Issue with most of the freeware is thew amount of data that it will allow you to recover or back up, that wasn't the case with iCare. Granted I had to pay $70 for the iCare app, but it is fully supported and mine forever. If I want to upgrade the software to the next series I wold have to pay again, but unless it has something you really must have over the old version, there really is no need.

Back to the drive. So I had this 2.5" 320GB drive that just dropped from windows and was not accessible. So after Dave watched me fail for hours, and I took his advice to look into iCare, once installed it saw not only my 280GB of info, but the actual backup file from using iCare came up with roughly 490GB of info that it dropped in a folder for me to use again. Not only did I gain access to all of my work information (280GB of info is a bit rough to loose when your job depends on it), but the software pulled info from the last 17 installs on that drive.

In the end color me impressed and very happy. Granted not everyone wants to shell out $70 for backup software, but in my instance, that $70 investment saved my ass right when I was about to take a hammer to that drive in frustration. 

Thanks again Dave!!!!!


----------



## Bo$$ (Jun 19, 2011)

sneekypeet said:


> Dave is spot on! He listened to me go at this hard drive for two days with various freewares and out of the blue on the last day of my tinkering, he mentions this software called iCare data recovery.
> 
> Issue with most of the freeware is thew amount of data that it will allow you to recover or back up, that wasn't the case with iCare. Granted I had to pay $70 for the iCare app, but it is fully supported and mine forever. If I want to upgrade the software to the next series I wold have to pay again, but unless it has something you really must have over the old version, there really is no need.
> 
> ...


Sneeky can you please sticky this, loads of people will benefit


----------



## sneekypeet (Jun 19, 2011)

Bo$$ said:


> Sneeky can you please sticky this, loads of people will benefit



I don't have an issue with it being a sticky, but let's fill up those empty sections of the OP first?


----------



## Mussels (Jun 20, 2011)

sneekypeet said:


> I don't have an issue with it being a sticky, but let's fill up those empty sections of the OP first?

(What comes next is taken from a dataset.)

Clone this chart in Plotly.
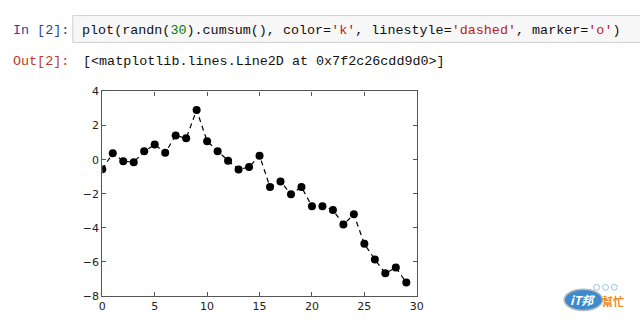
import plotly.graph_objects as go

# ---- data ----
x_vals = list(range(30))
y_vals = [-0.57, 0.38, -0.09, -0.15, 0.49, 0.89, 0.40, 1.42, 1.25, 2.91,
          1.08, 0.49, -0.06, -0.58, -0.43, 0.23, -1.60, -1.28, -2.03, -1.60,
          -2.74, -2.74, -2.95, -3.81, -3.21, -4.94, -5.86, -6.67, -6.33, -7.21]
x_ticks = [0, 5, 10, 15, 20, 25, 30]
y_ticks = [-8, -6, -4, -2, 0, 2, 4]

W, H = 640, 327
def px(x):
    return x / W
def py(y):
    return 1 - y / H

fig = go.Figure()
fig.add_trace(go.Scatter(
    x=x_vals, y=y_vals, mode="lines+markers",
    line=dict(color="black", width=1.2, dash="5px,4px"),
    marker=dict(color="black", size=8, symbol="circle"),
    showlegend=False, hoverinfo="skip"))

axis_common = dict(
    showgrid=False, zeroline=False, showline=True, linecolor="#555", linewidth=1.3,
    mirror="ticks", ticks="inside", ticklen=4, tickcolor="#555", tickwidth=1,
    tickfont=dict(family="DejaVu Sans", size=11, color="#222"),
)
fig.update_xaxes(range=[0, 30], tickvals=x_ticks, domain=[px(100), px(420)], **axis_common)
fig.update_yaxes(range=[-8, 4], tickvals=y_ticks, domain=[py(302), py(89)], **axis_common)

mono = "Liberation Mono, DejaVu Sans Mono, monospace"
red = "#BA2121"
green = "#008000"
code = ("plot(randn(<span style='color:%s'>30</span>).cumsum(), color=<span style='color:%s'>'k'</span>, "
        "linestyle=<span style='color:%s'>'dashed'</span>, marker=<span style='color:%s'>'o'</span>)") % (green, red, red, red)

shapes = [
    dict(type="rect", xref="paper", yref="paper", x0=px(70), x1=px(660), y0=py(38), y1=py(10),
         fillcolor="#f7f7f7", line=dict(color="#cfcfcf", width=1), layer="below"),
    # logo
    dict(type="circle", xref="paper", yref="paper", x0=px(570), x1=px(609), y0=py(317), y1=py(295),
         fillcolor="#3d8bcd", line=dict(color="#b8b8b8", width=1.5)),
]
for cx in [603, 612, 621]:
    shapes.append(dict(type="circle", xref="paper", yref="paper", x0=px(cx - 3), x1=px(cx + 3),
                       y0=py(296), y1=py(290), fillcolor="white", line=dict(color="#8fc3ea", width=1)))

annotations = [
    dict(text="In [2]:", x=px(7), y=py(25), xanchor="left", yanchor="middle",
         font=dict(family=mono, size=13.4, color="#303F9F")),
    dict(text=code, x=px(77), y=py(25), xanchor="left", yanchor="middle",
         font=dict(family=mono, size=13.4, color="#111")),
    dict(text="Out[2]:", x=px(7), y=py(58), xanchor="left", yanchor="middle",
         font=dict(family=mono, size=13.4, color="#C0392B")),
    dict(text="[&lt;matplotlib.lines.Line2D at 0x7f2c26cdd9d0&gt;]", x=px(78), y=py(58),
         xanchor="left", yanchor="middle", font=dict(family=mono, size=13.4, color="#111")),
    dict(text="<b><i>iT邦</i></b>", x=px(589), y=py(306), xanchor="center", yanchor="middle",
         font=dict(family="Noto Sans CJK TC", size=12, color="white")),
    dict(text="<b>幫忙</b>", x=px(620), y=py(307), xanchor="center", yanchor="middle",
         font=dict(family="Noto Sans CJK TC", size=11, color="#ee8a2a")),
]
for a in annotations:
    a.update(xref="paper", yref="paper", showarrow=False)

fig.update_layout(
    width=W, height=H, margin=dict(l=0, r=0, t=0, b=0),
    paper_bgcolor="white", plot_bgcolor="white",
    shapes=shapes, annotations=annotations,
)
fig.write_html("out.html")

feel free to help  my real life is getting in the way of my nerdy pursuits lately


----------



## Widjaja (Jun 21, 2011)

Data recovery

Payware:-
Recover My Files $69.95USD
Has the ability to make deeper scan into HDD than Recuva.
Only issue is the data recovered can be numerous and can take forever to sift through.


Freeware:-
TestDisk by CGsecurity
This is by far the best data recovery software I have used.
There are times when a USB stick ends up saying not formatted when you know there is data on it.
Using this utility can search for partitions then rewrite the boot loader so the partitions are recognized again.
At one stage I had installed Windows 7 on to my Netbook which some how deleted a partition with 200GB of data after doing a image install.
This utility recovered the partition all in tact.


----------



## sneekypeet (Jun 21, 2011)

Mussels said:


> feel free to help  my real life is getting in the way of my nerdy pursuits lately



Hey man, its your party...I'm just getting $5 a head at the door

I wish I knew more about all this, but as you can see it took hours and hours of my time to figure out what failed for large amounts of information retrieval for free. If not for Dave, I would have been screwed!


----------



## theeldest (Jun 22, 2011)

Echelon said:


> Free
> Gparted
> Hirens This is a complementation of pretty much every tool needed, but has a lot of data recovery tools both in the DOS and Bootable Windows section, found on most torrent sites.



I want to second the vote for Hiren's Boot CD. I've used it multiple times when the partition table suddenly disappears. One of the tools will scan the drive's sectors and find any existing (or past) partition tables and let you recover them.


----------



## dataguru (Jul 5, 2011)

*Free data backup*

At the risk of sounding like a spammer- you should try http://cibecs.com free backup software. I used it and I've never turned back!


----------



## Jetster (Jul 8, 2011)

Ok so really what are the odd of getting data in a bad sector on a failing drive?


----------



## qubit (Jul 8, 2011)

Jetster said:


> Ok so really what are the odd of getting data in a bad sector on a failing drive?



High enough to worry about. You should _always_ have a minimum of one up to date copy of your data, or you'll lose it.

I currently have two copies and am planning on more.


----------



## Jetster (Jul 8, 2011)

I wasn't referring to me, Personally I back up weekly all data. replace drives every  3 years

But every ounce in awhile someone wants to recover from a failing drive. I never been successful but maybe someone has


----------